The noble Baroness, Lady Hamwee, mentioned the word “misdemeanour” in connection with such matters. We need to be clear that the guidance is clear that a criminal record does not necessarily mean that an application for citizenship will be refused. Those with a non-custodial sentence or who have received an out-of-court disposal will normally be refused citizenship unless three years have passed. Caseworkers have discretion to make an exceptional grant of citizenship in certain circumstances. On the subject of children, we ought to remind ourselves that 10 years old is the age of criminal responsibility in England and Wales.
I want to clarify that the good character test applies only to new provisions introduced in the Bill to resolve historical discrimination where it already applies to the current route that the person would have been entitled to register under had the discrimination not existed. So the only people who will have to meet a good character requirement under Clause 3 are those who would have had an entitlement to registration as a British Overseas Territories citizen under Sections 15(3), 17(2) and 17(5) if their parents had been married, because registration under those routes carries a good character requirement.
To try to answer the question of the noble Lord, Lord Dubs, where people would have become British automatically had women and unmarried fathers been able to pass on citizenship at the time of their birth, the good character requirement does not apply.

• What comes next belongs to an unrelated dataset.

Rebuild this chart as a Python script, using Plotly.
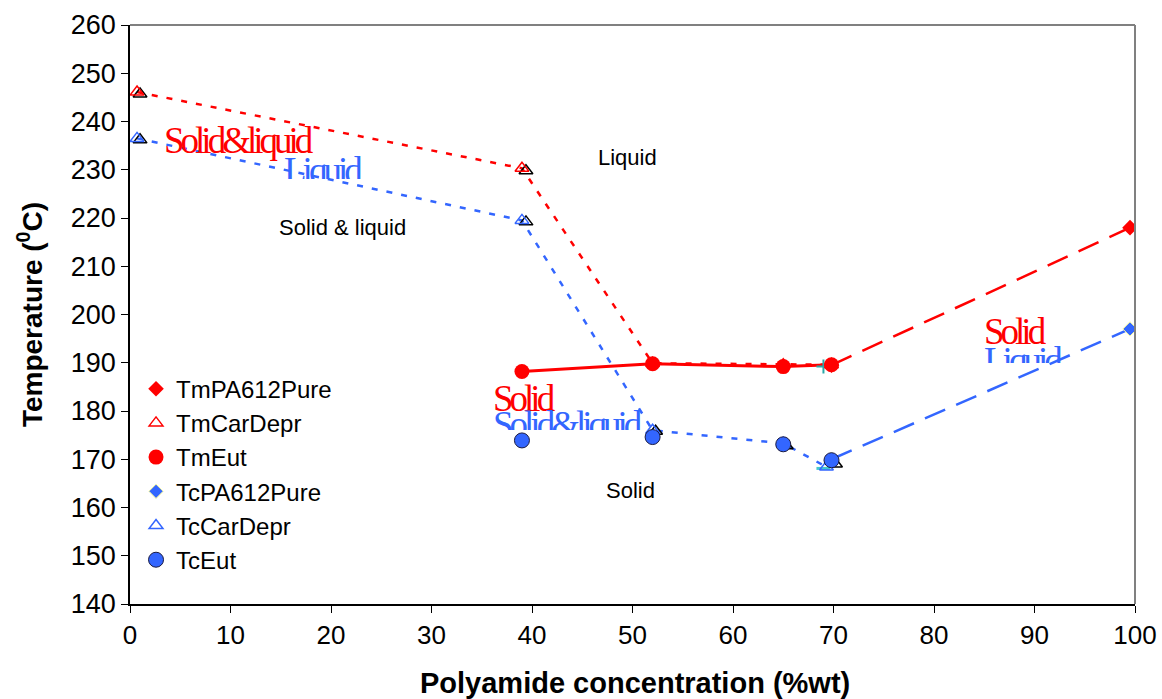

The noble Lord, Lord Rosser, asked how many children this issue has affected. I am afraid that I do not know the answer and will have to write to him. I should say that if the person would have become British automatically had the discrimination not existed, they will not now have to meet the good character requirement. That deserves reiteration.
I ask noble Lords to withdraw or not move their amendments for the reasons that I have outlined.
Can the noble Lord address the point that I made, which I think was in the JCHR report? The courts have said that there should be an overall assessment—a holistic approach—that looks at good character as well as bad. However, the noble Lord appeared to concentrate only on a bad record being a triggering factor. He used the phrase “balance of probabilities”, but did not say that something bad could be outweighed by an otherwise wholly good record. He did not appear to suggest or confirm that overall holistic approach. He concentrated only on the negative triggers, which is precisely a fear expressed in the JCHR report. It goes against what the courts have said should be the approach.
I thank the noble Baroness for her request for clarification. Guidance is clear that a criminal record does not necessarily mean that an application for citizenship will be refused. As I said earlier, those with a non-custodial sentence or who have received an out-of-court disposal will normally be refused citizenship unless three years have passed. But—and this is the key point—caseworkers have discretion to make an exceptional grant of citizenship in certain circumstances, which, I should imagine, would very much cover the circumstances that the noble Baroness has just described.